Like almost all living history units, all the members come from all walks of life, all ages and believe it or not, even both sexes. If your new to living history, then we all understand that this may seem like a daunting task and many questions will be going through your mind, what kit do I need? do I need to attend every event? how much is everything going to cost? what if I can't find XYZ to buy? Trust me, we've all been there, this is why I have started putting all these together. We also understand that buying everything in one hit can be crazy expensive as well as daunting! The KIT pages called will go into more detail into what you really need as a minimum, rather than required. What to buy and what not to buy! Also there are thousands of items which you may want to buy and add to your new airborne persona.
We attend shows all around the UK. If I had my way we would be out every weekend and all the shows would be local to me. Of course it doesn't work like that and travel does have to be factored into it. We may have a member that lives close to you, if so, it maybe possible to share transport, after all, chipping in for some petrol is never to be sniffed at. Literally! Some shows will clash with other things in your life, it happens to us all. Just let us know you can't come and its as easy as that. If you can't come to any for an entire season, so be it. It'll be a terrible year for you, but that happens.
What to expect at a show
All events start the same way, a lot of hard work! Either in putting up all the tents, not just your own, but we all pitch up and get everything assembled. Sorting out positions and the display. Most events, we would set up the day before the public arrived, so after the work is done you're left with a nice peaceful rest of the day either seeing what the site has to offer or relaxing with the everyone just eating and drinking.

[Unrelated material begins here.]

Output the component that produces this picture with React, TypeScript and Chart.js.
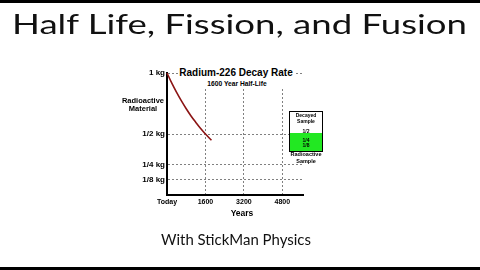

Next morning expect to be woken early, usually by the S/Sgt shouting! However, don't let this put you off as almost every event this is a call to start making breakfast! After breakfast is done with, it's time to kit up and be on show for the public, expect them to ask lots of random questions. Sometimes rather daft and sometimes intelligence questions... you just never know. If you don't know the answer, say so. Don't agree with the nonsense they might tell you. They will have heard loads of BS from other groups. Lets try and give them actual facts and information, not the usual dribble, myths and nonsense that we have all heard a thousands times over.
Some times we drill, marching is always comical, which proves who knows their left from their right! Trust me, it's easy when you not standing in the open being watched by the public, however as soon as you hear "Right turn...." someone will always turn the wrong way. I'm sure some of us do it on purpose... at least that's their excuses! We have also done unarmed combat lessons, which was by far the most entertaining things I have ever done for the amusement of the public.
These sorts of task get repeated over a weekend until its time to pack down. Everyone packs their personal kit away, strike their tents and rolls them into kit bags. Once everything is packed away in cars, we all say our goodbyes until the next event or we meet up in between.
Hopefully that gives you an idea of what may happen at an event.
Please note, lots of the information around which uniforms to buy is all geared specifically at 2/502 PIR.